Welcome to chaosinhumans.com

The purpose of this blog is to  share my passions and insights on topics that are relevant today and yesterday. I hope this blog, journal and journey offer  insights on subjects and other relevant topics on how we can  see and do things differently to make change in the world.

I woke up one morning thinking how little we have changed in comparison to how much the world has changed. I found myself seemingly suffocating, drowning,  in a reality of existing in  a landscape out of sync with my thought processes. I wanted to scream, “wake up everybody”! Really, after all, our thoughts drive our actions. Specifically, our actions are driven by a consciousness deep inside that we are unaware.  To be stuck inside boundaries, that no longer serve  meaningfully is tragic. There is only so much time we have on this earth, so to “get it right” holds more importance to me than one will ever know.

Most recently, the tragic death of Trayvon Martin, yet again,  brought to surface the subject of race in America.  The same race relation dialogue and  rhetoric echoed so loudly that, in some instances, the fact that a mother just lost her son could not be heard.  We will always have racism  in America and we will never live in a color blind society.  A colorblind society is a myth. Black people cannot be invisible souls that dot the landscape when the color of their skin screams “look at me”.  A conundrum of sorts, sometimes with bad consequences. Dash those hopes and dreams because they are a veil cloaked in denial.

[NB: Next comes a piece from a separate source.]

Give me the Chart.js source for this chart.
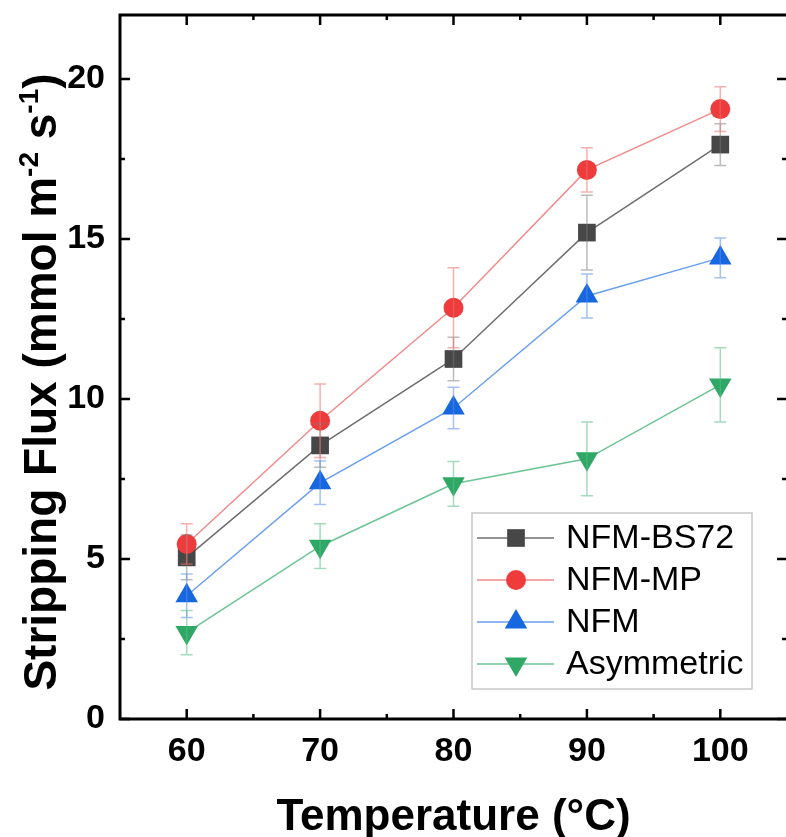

The reason racism still exists, simply put, is the stigma of slavery still exists and always will. No one has yet the ability to erase it from the psyche. When we begin to “get this”, we can start making meaningful changes in race relations in America. Our legacies do not make us bad or good. Perhaps, blindsided by guilt and shame, many of us cannot look in the mirror and reason the inhumanity of it all.  We turn a blind eye pretending  racism doesn’t exist or offer a colorblind solution that has never worked. The reason it has never worked is  the legacy of the “oppressor” and “oppressed” is ingrained in our institutions, as well as, imprinted in our nervous systems; the very essence of who we are. Our autopilot is always operating beneath the surface.

We can all agree, our thoughts originate from somewhere.  What drives our actions reside mainly in our subconscious mind.  I think you get the idea. Understanding how we are built psychologically is a precursor to knowing that the legacy of slavery bears an imprint in the nervous systems of everyone in America today.

Looking back to moving forward, maybe a new horizon is coming into view. On this horizon is a blank page, of sorts, and  as we start to formulate  ways to do things differently, new answers begin to appear and fill this blank page. A whole new way of being emerges. We take this “better in us”  and  bring  this “better in us” into the present to shape the future. As we do so, we begin to co-exist with our autopilot.

Let’s start.  Take a look at the some of the FACES OF HURRICANE KATRINA 2005. The fact that police officers gunned down those who were fleeing for survival, speaks to the conscious of all blacks in America.  That was then. This is now, the death of Trayvon Martin.  What’s the difference in racism then and now?